Discussion in 'Dealing With Multiple Losses' started by Crowe, Aug 31, 2020.

  1. Crowe

    Crowe New Member

    In December of 2019 my mom went into a back surgery and ended up passing away. My husband was my rock through all of this. Then my husband got Covid and his lungs could not be repaired. He passed away August 2, 2020. I feel so lost and numb scared to know what will happen next.
     
  2. HW2927

    HW2927 Member

    I am so sorry for your losses. My husband recently passed away and I feel so alone and scared too. Some
    days I just stare out the window in disbelief. It is horrible. I totally understand how you feel. Numb is a good way to put it.
     
  3. Chris M 2000

    Chris M 2000 Well-Known Member

    Hello Crowe. So sorry to hear of your painful losses. I can't imagine having to deal with two losses in a row so close to each other. It sounds like you and your husband were bonded very closely. No wonder this is so much grief and pain. In a way, our grief is a sign of the closeness of the relationship. No wonder you are worried about what will happen next.
    When my mother went through a divorce, I told her numerous times that God will never put more on you than you can handle without making a way of escape.

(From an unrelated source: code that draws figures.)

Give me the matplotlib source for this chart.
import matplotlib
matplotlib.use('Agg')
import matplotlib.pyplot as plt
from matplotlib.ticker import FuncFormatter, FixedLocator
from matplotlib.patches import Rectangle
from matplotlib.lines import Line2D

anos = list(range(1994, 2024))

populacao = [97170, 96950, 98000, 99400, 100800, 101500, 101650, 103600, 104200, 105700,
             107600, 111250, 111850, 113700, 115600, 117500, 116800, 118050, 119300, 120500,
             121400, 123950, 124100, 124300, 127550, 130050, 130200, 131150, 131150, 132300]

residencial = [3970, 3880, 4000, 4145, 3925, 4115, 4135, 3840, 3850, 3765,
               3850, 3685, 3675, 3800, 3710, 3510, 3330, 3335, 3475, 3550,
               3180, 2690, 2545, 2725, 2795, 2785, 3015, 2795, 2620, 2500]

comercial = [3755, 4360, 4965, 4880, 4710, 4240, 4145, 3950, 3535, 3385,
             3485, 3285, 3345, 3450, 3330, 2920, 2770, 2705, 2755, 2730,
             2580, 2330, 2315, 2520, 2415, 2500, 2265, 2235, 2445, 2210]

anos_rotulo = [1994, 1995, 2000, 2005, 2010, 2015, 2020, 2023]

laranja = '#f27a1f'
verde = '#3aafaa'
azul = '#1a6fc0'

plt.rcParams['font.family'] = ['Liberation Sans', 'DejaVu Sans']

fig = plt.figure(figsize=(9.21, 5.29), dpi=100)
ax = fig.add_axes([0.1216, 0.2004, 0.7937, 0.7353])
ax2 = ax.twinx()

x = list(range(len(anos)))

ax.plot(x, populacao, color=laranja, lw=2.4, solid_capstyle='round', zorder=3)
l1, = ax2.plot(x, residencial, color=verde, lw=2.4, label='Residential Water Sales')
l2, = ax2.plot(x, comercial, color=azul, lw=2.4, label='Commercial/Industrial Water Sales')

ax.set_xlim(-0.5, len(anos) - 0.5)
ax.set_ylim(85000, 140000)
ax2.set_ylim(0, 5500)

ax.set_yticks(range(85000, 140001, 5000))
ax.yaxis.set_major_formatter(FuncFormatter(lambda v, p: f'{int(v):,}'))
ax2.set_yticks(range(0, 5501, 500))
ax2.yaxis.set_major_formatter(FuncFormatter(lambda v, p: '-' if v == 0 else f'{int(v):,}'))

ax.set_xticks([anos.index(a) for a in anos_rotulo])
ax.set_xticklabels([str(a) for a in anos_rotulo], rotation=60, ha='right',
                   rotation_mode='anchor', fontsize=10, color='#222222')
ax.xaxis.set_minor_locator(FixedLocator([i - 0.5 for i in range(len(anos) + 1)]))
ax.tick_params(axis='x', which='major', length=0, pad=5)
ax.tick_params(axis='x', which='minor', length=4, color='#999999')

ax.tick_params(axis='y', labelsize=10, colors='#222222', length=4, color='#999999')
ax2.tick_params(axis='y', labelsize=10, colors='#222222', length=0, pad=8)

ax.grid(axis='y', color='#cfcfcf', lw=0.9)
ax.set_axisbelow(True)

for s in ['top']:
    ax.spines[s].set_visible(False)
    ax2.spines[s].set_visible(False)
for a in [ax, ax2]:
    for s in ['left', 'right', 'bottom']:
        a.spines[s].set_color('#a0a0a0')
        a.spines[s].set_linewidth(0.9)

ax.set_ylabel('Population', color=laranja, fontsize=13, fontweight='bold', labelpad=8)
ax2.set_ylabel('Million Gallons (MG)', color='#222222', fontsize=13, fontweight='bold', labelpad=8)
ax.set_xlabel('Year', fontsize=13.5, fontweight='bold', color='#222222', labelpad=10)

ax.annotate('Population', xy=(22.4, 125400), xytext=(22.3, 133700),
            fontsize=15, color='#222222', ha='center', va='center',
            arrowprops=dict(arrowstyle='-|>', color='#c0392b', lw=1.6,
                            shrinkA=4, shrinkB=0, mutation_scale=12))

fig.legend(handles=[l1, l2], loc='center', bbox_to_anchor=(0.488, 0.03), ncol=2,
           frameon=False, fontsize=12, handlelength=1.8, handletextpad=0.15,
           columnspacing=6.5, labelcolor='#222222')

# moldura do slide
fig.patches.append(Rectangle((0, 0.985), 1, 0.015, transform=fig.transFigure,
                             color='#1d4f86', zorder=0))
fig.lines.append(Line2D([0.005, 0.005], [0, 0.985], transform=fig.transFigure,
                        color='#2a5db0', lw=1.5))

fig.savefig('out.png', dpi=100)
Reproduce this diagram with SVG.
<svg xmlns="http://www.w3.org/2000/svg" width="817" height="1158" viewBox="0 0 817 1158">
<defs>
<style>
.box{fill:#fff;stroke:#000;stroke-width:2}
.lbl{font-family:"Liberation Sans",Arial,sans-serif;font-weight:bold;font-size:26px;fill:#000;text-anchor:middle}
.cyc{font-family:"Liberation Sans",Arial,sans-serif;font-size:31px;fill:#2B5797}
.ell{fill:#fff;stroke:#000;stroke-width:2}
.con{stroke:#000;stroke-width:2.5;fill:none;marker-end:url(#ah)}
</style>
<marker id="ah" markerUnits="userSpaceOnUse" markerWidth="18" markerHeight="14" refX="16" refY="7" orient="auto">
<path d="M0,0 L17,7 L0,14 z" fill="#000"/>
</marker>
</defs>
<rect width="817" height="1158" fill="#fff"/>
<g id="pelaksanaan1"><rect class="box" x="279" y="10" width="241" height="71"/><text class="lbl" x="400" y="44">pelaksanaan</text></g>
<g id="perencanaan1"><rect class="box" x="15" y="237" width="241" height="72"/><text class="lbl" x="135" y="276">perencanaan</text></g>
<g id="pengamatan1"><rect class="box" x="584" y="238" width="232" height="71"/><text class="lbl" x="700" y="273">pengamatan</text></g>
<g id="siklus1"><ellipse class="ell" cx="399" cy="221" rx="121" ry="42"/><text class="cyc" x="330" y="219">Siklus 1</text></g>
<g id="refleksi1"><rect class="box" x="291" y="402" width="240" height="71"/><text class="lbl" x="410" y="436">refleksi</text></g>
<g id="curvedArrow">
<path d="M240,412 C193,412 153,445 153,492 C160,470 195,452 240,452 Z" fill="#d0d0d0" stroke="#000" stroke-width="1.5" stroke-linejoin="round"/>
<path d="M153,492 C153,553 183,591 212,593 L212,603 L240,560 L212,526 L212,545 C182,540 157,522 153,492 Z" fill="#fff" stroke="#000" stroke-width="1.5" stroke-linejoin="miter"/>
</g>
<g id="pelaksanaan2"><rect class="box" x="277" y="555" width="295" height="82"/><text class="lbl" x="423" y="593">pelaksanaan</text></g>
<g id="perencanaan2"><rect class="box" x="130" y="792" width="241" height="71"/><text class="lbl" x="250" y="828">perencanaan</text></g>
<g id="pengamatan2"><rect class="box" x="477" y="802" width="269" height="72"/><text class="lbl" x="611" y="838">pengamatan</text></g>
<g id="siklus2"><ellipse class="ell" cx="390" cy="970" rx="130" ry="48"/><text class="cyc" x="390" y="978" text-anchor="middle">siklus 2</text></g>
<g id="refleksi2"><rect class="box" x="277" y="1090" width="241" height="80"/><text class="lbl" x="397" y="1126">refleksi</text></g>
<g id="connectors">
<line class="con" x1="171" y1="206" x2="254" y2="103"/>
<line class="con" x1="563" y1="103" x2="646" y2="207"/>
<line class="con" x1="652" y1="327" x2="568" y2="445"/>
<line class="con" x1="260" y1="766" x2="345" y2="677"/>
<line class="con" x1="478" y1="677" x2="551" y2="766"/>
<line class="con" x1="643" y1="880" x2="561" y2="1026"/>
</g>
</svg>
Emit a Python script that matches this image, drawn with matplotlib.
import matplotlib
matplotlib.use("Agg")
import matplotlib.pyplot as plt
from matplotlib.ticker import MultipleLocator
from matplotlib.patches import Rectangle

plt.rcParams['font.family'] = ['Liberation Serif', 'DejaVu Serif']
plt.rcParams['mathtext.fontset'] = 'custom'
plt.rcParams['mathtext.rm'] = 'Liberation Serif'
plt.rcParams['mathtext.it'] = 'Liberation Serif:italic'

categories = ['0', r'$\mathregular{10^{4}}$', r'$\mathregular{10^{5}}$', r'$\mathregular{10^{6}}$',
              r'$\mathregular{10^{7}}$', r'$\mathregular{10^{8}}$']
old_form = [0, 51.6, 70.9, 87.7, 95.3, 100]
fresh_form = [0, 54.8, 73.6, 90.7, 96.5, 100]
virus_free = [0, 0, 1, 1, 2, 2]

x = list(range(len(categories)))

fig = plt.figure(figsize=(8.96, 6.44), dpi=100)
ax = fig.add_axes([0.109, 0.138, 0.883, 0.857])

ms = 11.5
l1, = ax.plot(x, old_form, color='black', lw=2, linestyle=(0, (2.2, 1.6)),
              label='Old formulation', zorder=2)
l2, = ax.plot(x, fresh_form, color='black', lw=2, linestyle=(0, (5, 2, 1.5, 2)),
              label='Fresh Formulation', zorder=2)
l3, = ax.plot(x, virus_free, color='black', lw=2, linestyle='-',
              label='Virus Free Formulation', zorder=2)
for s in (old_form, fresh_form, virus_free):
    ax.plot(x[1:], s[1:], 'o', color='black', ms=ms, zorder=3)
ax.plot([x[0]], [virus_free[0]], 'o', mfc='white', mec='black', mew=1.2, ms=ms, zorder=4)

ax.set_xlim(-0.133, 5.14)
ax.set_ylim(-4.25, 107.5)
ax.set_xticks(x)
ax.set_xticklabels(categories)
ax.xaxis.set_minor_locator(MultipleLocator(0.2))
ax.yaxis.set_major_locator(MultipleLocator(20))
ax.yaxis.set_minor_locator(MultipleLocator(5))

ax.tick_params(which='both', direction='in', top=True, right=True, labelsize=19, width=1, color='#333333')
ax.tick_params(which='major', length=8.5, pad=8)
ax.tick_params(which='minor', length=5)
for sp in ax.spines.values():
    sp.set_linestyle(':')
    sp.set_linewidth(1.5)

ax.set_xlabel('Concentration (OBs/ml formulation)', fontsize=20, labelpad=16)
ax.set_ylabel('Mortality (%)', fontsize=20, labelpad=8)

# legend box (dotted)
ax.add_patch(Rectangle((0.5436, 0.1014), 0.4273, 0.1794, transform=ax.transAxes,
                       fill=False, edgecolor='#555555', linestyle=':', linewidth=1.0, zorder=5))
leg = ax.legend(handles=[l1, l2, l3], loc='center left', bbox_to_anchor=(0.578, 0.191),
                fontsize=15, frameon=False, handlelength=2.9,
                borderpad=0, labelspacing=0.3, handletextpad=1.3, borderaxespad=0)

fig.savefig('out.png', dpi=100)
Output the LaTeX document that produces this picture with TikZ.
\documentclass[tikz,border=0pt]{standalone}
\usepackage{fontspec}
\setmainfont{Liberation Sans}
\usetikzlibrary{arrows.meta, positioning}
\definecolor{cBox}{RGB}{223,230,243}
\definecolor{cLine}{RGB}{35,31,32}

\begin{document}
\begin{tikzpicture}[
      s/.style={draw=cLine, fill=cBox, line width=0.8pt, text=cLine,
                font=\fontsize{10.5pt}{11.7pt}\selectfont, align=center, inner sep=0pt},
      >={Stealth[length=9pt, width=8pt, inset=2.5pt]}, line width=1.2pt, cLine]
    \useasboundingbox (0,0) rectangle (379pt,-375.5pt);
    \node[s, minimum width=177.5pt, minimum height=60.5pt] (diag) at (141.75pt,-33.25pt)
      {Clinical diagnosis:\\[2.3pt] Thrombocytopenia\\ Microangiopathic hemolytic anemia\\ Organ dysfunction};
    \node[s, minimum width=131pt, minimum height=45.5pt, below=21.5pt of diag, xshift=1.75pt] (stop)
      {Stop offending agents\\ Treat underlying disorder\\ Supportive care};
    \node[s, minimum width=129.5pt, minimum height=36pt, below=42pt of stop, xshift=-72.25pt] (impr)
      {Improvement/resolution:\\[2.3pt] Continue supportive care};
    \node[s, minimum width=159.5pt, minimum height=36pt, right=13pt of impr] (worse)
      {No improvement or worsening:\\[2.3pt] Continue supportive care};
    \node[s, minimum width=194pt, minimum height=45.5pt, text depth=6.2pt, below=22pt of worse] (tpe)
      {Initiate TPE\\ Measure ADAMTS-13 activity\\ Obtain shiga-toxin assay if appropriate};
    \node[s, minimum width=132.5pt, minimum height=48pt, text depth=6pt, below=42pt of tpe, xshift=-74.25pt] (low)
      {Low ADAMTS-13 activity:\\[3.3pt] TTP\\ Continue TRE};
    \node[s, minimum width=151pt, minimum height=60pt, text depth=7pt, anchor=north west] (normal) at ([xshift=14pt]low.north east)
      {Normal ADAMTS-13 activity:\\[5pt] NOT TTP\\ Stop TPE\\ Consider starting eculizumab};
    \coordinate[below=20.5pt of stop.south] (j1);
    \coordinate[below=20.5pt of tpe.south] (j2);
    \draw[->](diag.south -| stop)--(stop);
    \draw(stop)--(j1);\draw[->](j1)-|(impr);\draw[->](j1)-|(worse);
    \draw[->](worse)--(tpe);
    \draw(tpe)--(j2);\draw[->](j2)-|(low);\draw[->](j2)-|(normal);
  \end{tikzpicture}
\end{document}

Then when we lost our 28-year-old son to suicide, I said, "God you must have been wrong about this one thing. I cannot possibly make it through another day.
    I considered suicide myself but knew it was not acceptable. I just kept hanging on knowing that God was the only one who could help me-and He did. It was not an easy path to walk on, as it will not be for you either, but grieving never is. It is hard work. But it is amazing for someone who knew they could not endure another day, to see that I have travelled down that path and here I am 20 years later.
    Hang on. Don't give up. There is hope for you. Cling to hope with all your might.
    You can make it in your new life. I know we want the old life back, but that is not within our grasp. We must go on in our new reality.
    I care for you.
    Chris
     
  4. Chris M 2000

    Chris M 2000 Well-Known Member

    Life will never be the same and neither will you-but this new life can be good too.